Transcribe every line from the top down to the line with "Serif', 'Times New", both ends included, but not the pictures.

## begin

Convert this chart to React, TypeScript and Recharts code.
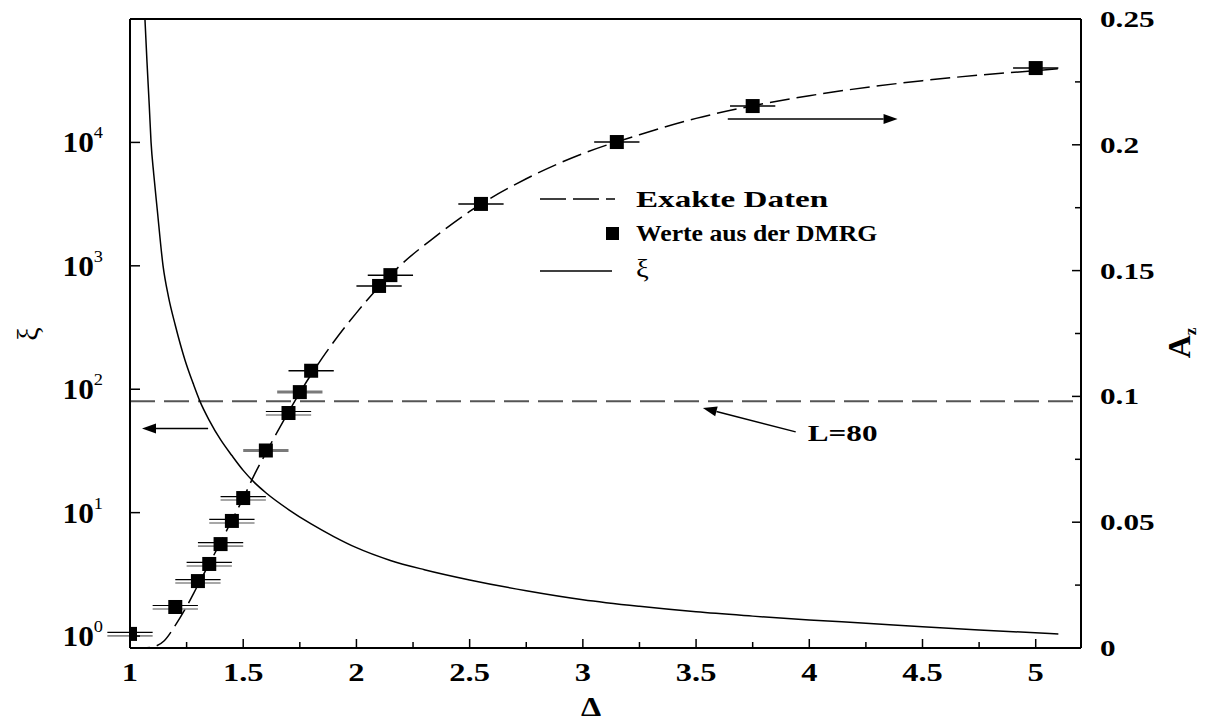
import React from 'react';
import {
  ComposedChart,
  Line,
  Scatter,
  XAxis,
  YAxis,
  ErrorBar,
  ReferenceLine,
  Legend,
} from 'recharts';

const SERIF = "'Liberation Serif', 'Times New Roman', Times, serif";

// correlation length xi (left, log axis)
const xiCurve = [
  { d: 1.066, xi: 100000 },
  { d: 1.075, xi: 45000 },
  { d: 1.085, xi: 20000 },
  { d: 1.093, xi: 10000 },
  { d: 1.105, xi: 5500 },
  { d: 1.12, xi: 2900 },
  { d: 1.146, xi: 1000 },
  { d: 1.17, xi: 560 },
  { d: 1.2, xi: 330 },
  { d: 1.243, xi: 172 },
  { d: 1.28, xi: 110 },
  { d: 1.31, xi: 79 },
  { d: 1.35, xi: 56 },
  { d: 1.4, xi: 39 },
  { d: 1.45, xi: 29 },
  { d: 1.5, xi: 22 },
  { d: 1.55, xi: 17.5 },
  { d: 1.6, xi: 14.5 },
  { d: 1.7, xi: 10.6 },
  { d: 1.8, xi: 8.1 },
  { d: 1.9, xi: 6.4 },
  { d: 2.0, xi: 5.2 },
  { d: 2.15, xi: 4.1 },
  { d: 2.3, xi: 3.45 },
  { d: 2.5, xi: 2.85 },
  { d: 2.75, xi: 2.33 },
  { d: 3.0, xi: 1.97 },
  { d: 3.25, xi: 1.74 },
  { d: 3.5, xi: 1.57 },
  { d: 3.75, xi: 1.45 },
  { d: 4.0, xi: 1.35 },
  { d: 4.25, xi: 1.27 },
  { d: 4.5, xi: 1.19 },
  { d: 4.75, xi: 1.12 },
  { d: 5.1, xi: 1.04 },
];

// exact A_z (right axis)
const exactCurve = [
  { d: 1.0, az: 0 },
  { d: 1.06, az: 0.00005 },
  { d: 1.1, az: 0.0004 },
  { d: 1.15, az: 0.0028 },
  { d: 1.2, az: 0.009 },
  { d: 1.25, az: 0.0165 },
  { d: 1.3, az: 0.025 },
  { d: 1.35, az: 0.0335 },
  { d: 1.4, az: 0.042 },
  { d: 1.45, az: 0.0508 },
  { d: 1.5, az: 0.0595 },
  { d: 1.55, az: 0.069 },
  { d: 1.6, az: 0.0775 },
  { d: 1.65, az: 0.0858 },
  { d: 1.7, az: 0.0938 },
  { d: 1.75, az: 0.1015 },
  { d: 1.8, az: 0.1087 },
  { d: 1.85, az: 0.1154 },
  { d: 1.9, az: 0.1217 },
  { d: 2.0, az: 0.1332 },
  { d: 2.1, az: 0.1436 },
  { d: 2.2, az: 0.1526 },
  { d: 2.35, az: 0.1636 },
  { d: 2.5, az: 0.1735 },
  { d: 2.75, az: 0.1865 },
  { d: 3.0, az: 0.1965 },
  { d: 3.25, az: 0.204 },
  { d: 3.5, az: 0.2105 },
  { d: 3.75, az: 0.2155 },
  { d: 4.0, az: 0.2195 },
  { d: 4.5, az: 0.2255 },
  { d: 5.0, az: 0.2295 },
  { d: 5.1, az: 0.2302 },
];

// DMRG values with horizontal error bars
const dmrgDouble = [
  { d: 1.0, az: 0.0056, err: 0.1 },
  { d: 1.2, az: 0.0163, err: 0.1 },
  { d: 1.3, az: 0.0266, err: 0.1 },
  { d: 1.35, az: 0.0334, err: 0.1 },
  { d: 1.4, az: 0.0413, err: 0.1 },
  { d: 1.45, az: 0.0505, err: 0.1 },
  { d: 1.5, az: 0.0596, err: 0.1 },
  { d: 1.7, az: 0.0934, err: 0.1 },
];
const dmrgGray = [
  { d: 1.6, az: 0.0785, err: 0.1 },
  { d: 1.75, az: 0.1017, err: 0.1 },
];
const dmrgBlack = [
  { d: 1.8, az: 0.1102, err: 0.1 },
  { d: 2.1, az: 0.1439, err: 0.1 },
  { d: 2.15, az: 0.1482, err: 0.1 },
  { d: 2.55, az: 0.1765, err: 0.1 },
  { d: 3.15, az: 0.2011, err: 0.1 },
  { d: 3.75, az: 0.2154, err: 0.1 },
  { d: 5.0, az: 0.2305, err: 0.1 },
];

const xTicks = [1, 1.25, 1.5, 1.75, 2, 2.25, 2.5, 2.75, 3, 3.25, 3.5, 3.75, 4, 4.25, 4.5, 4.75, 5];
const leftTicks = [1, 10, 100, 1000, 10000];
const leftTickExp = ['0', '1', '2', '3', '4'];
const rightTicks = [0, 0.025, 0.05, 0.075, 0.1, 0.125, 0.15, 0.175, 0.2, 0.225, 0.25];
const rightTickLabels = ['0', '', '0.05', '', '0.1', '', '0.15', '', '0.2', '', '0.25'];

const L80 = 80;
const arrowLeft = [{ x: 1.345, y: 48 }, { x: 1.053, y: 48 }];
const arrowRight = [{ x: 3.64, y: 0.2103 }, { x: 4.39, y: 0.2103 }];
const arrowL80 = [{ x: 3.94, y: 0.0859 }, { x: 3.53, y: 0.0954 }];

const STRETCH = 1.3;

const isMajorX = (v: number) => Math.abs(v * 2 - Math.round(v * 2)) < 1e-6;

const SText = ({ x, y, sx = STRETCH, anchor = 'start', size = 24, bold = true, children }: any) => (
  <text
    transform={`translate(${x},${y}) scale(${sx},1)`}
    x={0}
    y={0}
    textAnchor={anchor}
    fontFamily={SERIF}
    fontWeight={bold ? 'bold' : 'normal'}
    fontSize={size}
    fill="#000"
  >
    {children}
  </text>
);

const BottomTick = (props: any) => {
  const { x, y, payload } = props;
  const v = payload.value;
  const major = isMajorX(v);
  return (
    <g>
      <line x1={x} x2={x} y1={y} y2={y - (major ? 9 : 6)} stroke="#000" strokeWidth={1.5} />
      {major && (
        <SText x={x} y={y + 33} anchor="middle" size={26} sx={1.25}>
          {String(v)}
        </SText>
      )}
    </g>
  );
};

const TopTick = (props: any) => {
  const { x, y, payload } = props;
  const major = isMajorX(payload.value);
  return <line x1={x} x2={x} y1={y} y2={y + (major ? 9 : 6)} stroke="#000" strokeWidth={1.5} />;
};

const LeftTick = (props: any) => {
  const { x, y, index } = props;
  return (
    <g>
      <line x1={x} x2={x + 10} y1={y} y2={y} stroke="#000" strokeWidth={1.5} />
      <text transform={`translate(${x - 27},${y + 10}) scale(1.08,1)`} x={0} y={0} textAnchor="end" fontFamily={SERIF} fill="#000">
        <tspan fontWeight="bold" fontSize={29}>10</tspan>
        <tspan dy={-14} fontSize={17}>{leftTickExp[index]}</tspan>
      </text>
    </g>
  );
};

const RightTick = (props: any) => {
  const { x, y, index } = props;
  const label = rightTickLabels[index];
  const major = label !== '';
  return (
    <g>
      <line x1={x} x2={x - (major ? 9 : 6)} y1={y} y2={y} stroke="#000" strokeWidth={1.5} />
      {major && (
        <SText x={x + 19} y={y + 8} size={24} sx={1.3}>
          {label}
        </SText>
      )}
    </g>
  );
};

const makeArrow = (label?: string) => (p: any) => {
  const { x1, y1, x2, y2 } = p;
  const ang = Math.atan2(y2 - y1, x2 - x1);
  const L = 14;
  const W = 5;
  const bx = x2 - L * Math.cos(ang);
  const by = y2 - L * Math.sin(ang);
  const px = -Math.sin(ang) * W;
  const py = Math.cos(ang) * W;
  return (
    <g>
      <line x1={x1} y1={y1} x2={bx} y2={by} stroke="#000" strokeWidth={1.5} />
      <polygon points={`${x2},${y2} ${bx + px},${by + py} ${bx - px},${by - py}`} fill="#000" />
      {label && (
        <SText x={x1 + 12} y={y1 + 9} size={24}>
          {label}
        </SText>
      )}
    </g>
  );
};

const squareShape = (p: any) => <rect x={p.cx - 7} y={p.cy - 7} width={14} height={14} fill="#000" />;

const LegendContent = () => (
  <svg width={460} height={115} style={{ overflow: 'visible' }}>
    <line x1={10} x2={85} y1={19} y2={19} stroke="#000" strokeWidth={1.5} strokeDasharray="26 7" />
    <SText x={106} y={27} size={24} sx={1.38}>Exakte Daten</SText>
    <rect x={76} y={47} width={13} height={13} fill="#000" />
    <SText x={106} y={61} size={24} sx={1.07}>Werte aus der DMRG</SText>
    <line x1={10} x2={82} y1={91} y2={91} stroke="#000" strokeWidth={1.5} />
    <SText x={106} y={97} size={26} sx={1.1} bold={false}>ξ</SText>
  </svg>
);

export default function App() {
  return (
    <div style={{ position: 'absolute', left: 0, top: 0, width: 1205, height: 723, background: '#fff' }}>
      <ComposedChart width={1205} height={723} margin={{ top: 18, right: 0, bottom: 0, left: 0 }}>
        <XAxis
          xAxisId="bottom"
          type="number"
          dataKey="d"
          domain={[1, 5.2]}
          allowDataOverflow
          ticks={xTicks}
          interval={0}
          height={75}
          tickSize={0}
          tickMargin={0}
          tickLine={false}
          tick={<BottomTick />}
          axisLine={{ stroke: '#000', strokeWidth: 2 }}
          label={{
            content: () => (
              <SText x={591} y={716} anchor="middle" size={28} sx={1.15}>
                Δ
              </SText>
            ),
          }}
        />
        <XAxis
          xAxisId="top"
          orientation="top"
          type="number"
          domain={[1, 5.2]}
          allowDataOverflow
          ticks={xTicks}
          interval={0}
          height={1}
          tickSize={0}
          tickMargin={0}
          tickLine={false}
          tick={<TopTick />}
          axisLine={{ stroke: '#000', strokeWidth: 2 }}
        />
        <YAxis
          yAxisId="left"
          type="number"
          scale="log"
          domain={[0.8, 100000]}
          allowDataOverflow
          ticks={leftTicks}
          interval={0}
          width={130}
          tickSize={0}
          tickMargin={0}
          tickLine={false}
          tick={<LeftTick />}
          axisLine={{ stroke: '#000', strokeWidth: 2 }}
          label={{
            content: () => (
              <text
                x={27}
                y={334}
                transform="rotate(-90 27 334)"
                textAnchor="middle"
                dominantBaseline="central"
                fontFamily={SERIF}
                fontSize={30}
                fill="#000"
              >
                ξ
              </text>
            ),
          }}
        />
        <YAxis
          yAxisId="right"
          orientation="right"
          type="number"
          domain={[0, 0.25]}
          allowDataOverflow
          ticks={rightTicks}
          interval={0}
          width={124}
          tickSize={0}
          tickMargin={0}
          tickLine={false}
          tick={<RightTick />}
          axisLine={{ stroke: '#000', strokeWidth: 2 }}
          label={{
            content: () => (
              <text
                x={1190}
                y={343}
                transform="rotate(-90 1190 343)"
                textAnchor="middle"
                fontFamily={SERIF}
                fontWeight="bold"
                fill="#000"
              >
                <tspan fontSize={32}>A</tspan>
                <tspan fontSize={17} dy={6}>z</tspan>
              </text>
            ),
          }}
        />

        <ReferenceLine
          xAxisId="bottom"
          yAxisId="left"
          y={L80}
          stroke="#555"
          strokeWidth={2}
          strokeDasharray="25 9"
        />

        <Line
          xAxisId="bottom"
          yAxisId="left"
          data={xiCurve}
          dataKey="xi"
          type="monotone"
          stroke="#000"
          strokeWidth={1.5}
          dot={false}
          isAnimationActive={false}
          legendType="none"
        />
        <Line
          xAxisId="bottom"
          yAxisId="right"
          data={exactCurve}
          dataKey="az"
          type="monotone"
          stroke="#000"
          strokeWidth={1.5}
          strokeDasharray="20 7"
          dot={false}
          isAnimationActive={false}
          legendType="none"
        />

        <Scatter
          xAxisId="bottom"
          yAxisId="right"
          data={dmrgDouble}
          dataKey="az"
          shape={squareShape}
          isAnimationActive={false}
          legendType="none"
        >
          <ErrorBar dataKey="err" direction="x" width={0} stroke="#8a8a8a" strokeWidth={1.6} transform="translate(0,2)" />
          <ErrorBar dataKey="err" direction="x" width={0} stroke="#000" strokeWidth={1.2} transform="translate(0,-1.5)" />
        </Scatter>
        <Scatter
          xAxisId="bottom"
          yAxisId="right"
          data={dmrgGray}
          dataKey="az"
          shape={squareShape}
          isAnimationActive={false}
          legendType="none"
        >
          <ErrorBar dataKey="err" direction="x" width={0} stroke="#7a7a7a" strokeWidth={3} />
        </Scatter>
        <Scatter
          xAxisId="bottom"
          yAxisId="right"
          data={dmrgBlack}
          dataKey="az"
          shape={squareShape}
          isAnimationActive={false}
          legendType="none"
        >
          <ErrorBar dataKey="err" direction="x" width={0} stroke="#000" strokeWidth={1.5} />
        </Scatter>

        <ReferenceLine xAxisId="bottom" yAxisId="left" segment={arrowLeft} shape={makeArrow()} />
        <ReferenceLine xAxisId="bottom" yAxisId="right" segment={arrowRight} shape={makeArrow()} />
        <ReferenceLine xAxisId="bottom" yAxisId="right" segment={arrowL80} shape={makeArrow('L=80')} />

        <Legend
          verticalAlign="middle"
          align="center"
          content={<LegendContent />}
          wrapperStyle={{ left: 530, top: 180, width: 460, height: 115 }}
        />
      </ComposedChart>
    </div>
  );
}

## end

FULL SOLUTION:
Convert this chart to React, TypeScript and Recharts code.
import React from 'react';
import {
  ComposedChart,
  Line,
  Scatter,
  XAxis,
  YAxis,
  ErrorBar,
  ReferenceLine,
  Legend,
} from 'recharts';

const SERIF = "'Liberation Serif', 'Times New Roman', Times, serif";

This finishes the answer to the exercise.